═══ RECORDED DATA
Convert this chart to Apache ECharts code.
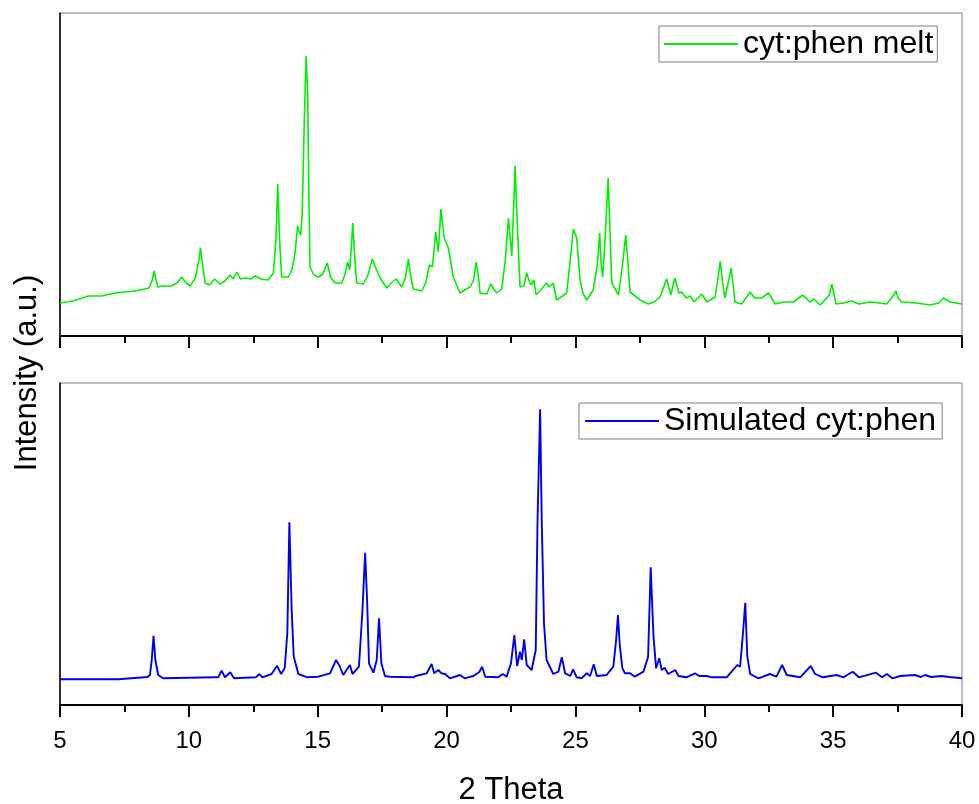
<!DOCTYPE html>
<html>
<head>
<meta charset="utf-8">
<script src="https://cdn.jsdelivr.net/npm/echarts@6/dist/echarts.min.js"></script>
<style>
html,body{margin:0;padding:0;background:#fff;}
#chart{width:979px;height:804px;}
</style>
</head>
<body>
<div id="chart"></div>
<script>
// x-axis ticks
var xTicks = [5, 10, 15, 20, 25, 30, 35, 40];

// Experimental pattern: cyt:phen melt (2 Theta, intensity in a.u.)
var meltTheta = [5.0,5.5,6.1,6.6,7.13,7.5,7.9,8.3,8.45,8.58,8.65,8.72,8.8,9.0,9.3,9.55,9.72,9.9,10.05,10.25,10.38,10.45,10.52,10.63,10.8,11.0,11.2,11.4,11.6,11.72,11.86,12.0,12.2,12.4,12.57,12.8,13.08,13.28,13.38,13.45,13.52,13.6,13.86,14.0,14.12,14.22,14.28,14.34,14.4,14.48,14.55,14.61,14.65,14.7,14.85,15.02,15.2,15.37,15.5,15.67,15.93,16.05,16.16,16.24,16.3,16.36,16.42,16.51,16.77,16.95,17.12,17.25,17.42,17.55,17.68,17.85,18.04,18.26,18.4,18.52,18.6,18.71,19.04,19.2,19.33,19.45,19.58,19.68,19.78,19.85,19.91,20.07,20.26,20.52,20.7,20.91,21.05,21.15,21.25,21.3,21.56,21.72,21.85,21.95,22.14,22.28,22.4,22.53,22.6,22.66,22.72,22.85,23.0,23.11,23.22,23.28,23.39,23.47,23.65,23.88,23.98,24.14,24.27,24.5,24.66,24.8,24.92,25.05,25.18,25.3,25.44,25.69,25.85,25.94,26.0,26.06,26.15,26.27,26.34,26.41,26.67,26.85,26.95,27.03,27.12,27.51,27.83,28.05,28.28,28.54,28.7,28.86,29.02,29.12,29.3,29.45,29.6,29.9,30.1,30.42,30.55,30.62,30.7,30.8,30.95,31.04,31.12,31.19,31.45,31.78,31.95,32.23,32.49,32.75,33.1,33.46,33.82,34.1,34.25,34.5,34.85,34.95,35.04,35.11,35.4,35.72,36.0,36.43,36.8,37.08,37.35,37.44,37.52,37.66,38.24,38.76,39.1,39.28,39.54,40.0];
var meltIntensity = [33,35,40,40,43,44,45,47,48,56,65,57,49,50,50,53,59,53,50,58,74,88,74,53,51,57,52,55,61,57,64,57,58,57,60,57,56,63,96,152,96,59,59,66,83,110,104,101,123,216,280,243,156,69,61,59,62,73,59,53,53,61,74,66,86,113,86,53,52,61,77,68,58,53,48,53,57,49,58,77,61,47,45,54,71,69,104,84,127,111,98,88,59,43,46,49,56,74,56,43,42,52,46,43,47,76,118,80,126,170,126,49,50,63,54,51,56,41,46,53,49,53,36,40,43,76,107,98,56,42,36,46,71,103,71,59,96,158,106,53,41,76,101,76,44,36,32,34,39,57,41,58,43,44,38,40,34,42,34,39,61,75,56,38,56,68,51,34,32,44,38,38,43,32,34,34,41,34,37,31,41,52,41,32,33,35,32,34,33,32,41,45,38,34,33,31,33,38,34,32];

// Simulated pattern: cyt:phen (2 Theta, intensity in a.u.)
var simTheta = [5.0,7.26,7.3,8.4,8.49,8.56,8.63,8.7,8.81,9.0,11.0,11.14,11.27,11.4,11.61,11.75,12.6,12.74,12.85,13.21,13.42,13.58,13.72,13.82,13.9,13.99,14.07,14.25,14.6,15.02,15.48,15.71,15.83,15.99,16.25,16.35,16.6,16.73,16.84,16.92,16.99,17.16,17.29,17.38,17.47,17.61,17.81,18.71,18.8,19.23,19.42,19.52,19.68,19.8,19.94,20.13,20.52,20.7,21.04,21.27,21.38,21.5,22.01,22.18,22.33,22.5,22.63,22.74,22.85,22.92,23.01,23.11,23.3,23.46,23.53,23.63,23.69,23.78,23.88,24.14,24.34,24.47,24.6,24.8,24.91,25.05,25.24,25.44,25.57,25.71,25.83,26.21,26.47,26.58,26.65,26.72,26.82,26.92,27.12,27.3,27.64,27.82,27.92,28.03,28.13,28.25,28.35,28.46,28.6,28.87,29.0,29.3,29.64,29.8,30.09,30.3,30.87,31.06,31.28,31.39,31.49,31.59,31.67,31.78,32.1,32.55,32.8,33.02,33.2,33.72,34.13,34.3,34.6,35.14,35.4,35.76,36.0,36.66,36.9,37.08,37.3,37.6,38.18,38.4,38.57,38.8,39.2,39.5,40.0];
var simIntensity = [25.7,25.7,27.7,28,30,45,69.3,45,30,26.7,27.7,27.7,34.3,27.7,32.7,26.7,27.7,31,27.7,31,39.3,31,37,72,182.7,95,48.3,31,27.7,28.3,31.7,45,40,30,40,31,38.3,91.7,152.3,101.7,41.7,32.3,45,86.7,41.7,29,28.3,27.7,29,31.7,41,31.7,35,31.7,31,26.7,30,26.7,29,33,38.3,28.3,27.7,31,28.3,41.7,70,39,53.3,45,65.7,40,35,55,185,295.7,188.3,81.7,45,31,33.3,47.7,31.7,29,35.7,27.7,26.7,31.7,29,40.7,29,30,38.3,65,90,60,37,31.7,31.7,28.3,33.3,48.3,137.7,68.3,36.7,46.7,35,37.3,31,35,29,27.7,31.7,29,29,27.7,27.7,33.3,40,38.3,68.3,102.3,48.3,31,26.7,31,28.3,40,30,27.7,39,31,27.7,30,27.7,33.3,27.7,32.3,27.7,31,26.7,29,30,28,30,28,29,28,26.7];

function pairs(xs, ys) { return xs.map(function (x, i) { return [x, ys[i]]; }); }

var FONT = '"Liberation Sans", Arial, sans-serif';
var chart = echarts.init(document.getElementById('chart'), null, {renderer: 'canvas'});

function xAxisCfg(gridIndex, showLabels) {
  return {
    type: 'value', gridIndex: gridIndex, min: 5, max: 40, interval: 5,
    axisLine: {show: true, onZero: false, lineStyle: {color: '#000', width: 2}},
    axisTick: {show: true, inside: false, length: 12, lineStyle: {color: '#000', width: 2}},
    minorTick: {show: true, splitNumber: 2, length: 7, lineStyle: {color: '#000', width: 2}},
    splitLine: {show: false}, minorSplitLine: {show: false},
    axisLabel: {show: showLabels, fontSize: 24, color: '#000', fontFamily: FONT, margin: 24,
      formatter: function (v) { return xTicks.indexOf(v) >= 0 ? String(v) : ''; }},
    name: showLabels ? '2 Theta' : '', nameLocation: 'middle', nameGap: 70,
    nameTextStyle: {fontSize: 31, color: '#000', fontFamily: FONT}
  };
}
function yAxisCfg(gridIndex, max) {
  return {
    type: 'value', gridIndex: gridIndex, min: 0, max: max,
    axisLine: {show: true, lineStyle: {color: '#000', width: 1.5}},
    axisTick: {show: false}, axisLabel: {show: false}, splitLine: {show: false}
  };
}
function legendCfg(name, left, top, pad) {
  return {
    data: [name], left: left, top: top, orient: 'horizontal',
    itemWidth: 74, itemHeight: 14, itemGap: 0,
    padding: pad, borderColor: '#808080', borderWidth: 1, backgroundColor: '#fff',
    itemStyle: {opacity: 0},
    textStyle: {fontSize: 32, color: '#000', fontFamily: FONT, padding: [2, 0, 0, 0]},
    selectedMode: false
  };
}

chart.setOption({
  animation: false,
  backgroundColor: '#fff',
  grid: [
    {left: 60, right: 17, top: 13, height: 323, show: true, borderColor: '#808080', borderWidth: 1,
      containLabel: false, outerBoundsMode: 'none'},
    {left: 60, right: 17, top: 383, height: 322, show: true, borderColor: '#808080', borderWidth: 1,
      containLabel: false, outerBoundsMode: 'none'}
  ],
  xAxis: [xAxisCfg(0, false), xAxisCfg(1, true)],
  yAxis: [yAxisCfg(0, 323), yAxisCfg(1, 322)],
  legend: [
    legendCfg('cyt:phen melt', 659, 26, [2, 4, 2, 4]),
    legendCfg('Simulated cyt:phen', 579, 403, [2, 6, 2, 5])
  ],
  graphic: [{
    type: 'text', x: 27, y: 373, rotation: Math.PI / 2,
    style: {text: 'Intensity (a.u.)', font: '31px ' + FONT, fill: '#000',
      textAlign: 'center', textVerticalAlign: 'middle'}
  }],
  series: [
    {name: 'cyt:phen melt', type: 'line', xAxisIndex: 0, yAxisIndex: 0, symbol: 'none', showSymbol: false,
      lineStyle: {color: '#00f000', width: 1.6}, itemStyle: {color: '#00f000'}, data: pairs(meltTheta, meltIntensity)},
    {name: 'Simulated cyt:phen', type: 'line', xAxisIndex: 1, yAxisIndex: 1, symbol: 'none', showSymbol: false,
      lineStyle: {color: '#0000ee', width: 1.9}, itemStyle: {color: '#0000ee'}, data: pairs(simTheta, simIntensity)}
  ]
});
</script>
</body>
</html>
══════
**YOUR OBJECTIVE**
Quote, please, every line of the material above from its start through the line that has "var xTicks = [5, 10, 15, 20, 25, 30, 35, 40];", reproducing the words exactly and dropping any images.

**RESULT OF THE TASK**
Convert this chart to Apache ECharts code.
<!DOCTYPE html>
<html>
<head>
<meta charset="utf-8">
<script src="https://cdn.jsdelivr.net/npm/echarts@6/dist/echarts.min.js"></script>
<style>
html,body{margin:0;padding:0;background:#fff;}
#chart{width:979px;height:804px;}
</style>
</head>
<body>
<div id="chart"></div>
<script>
// x-axis ticks
var xTicks = [5, 10, 15, 20, 25, 30, 35, 40];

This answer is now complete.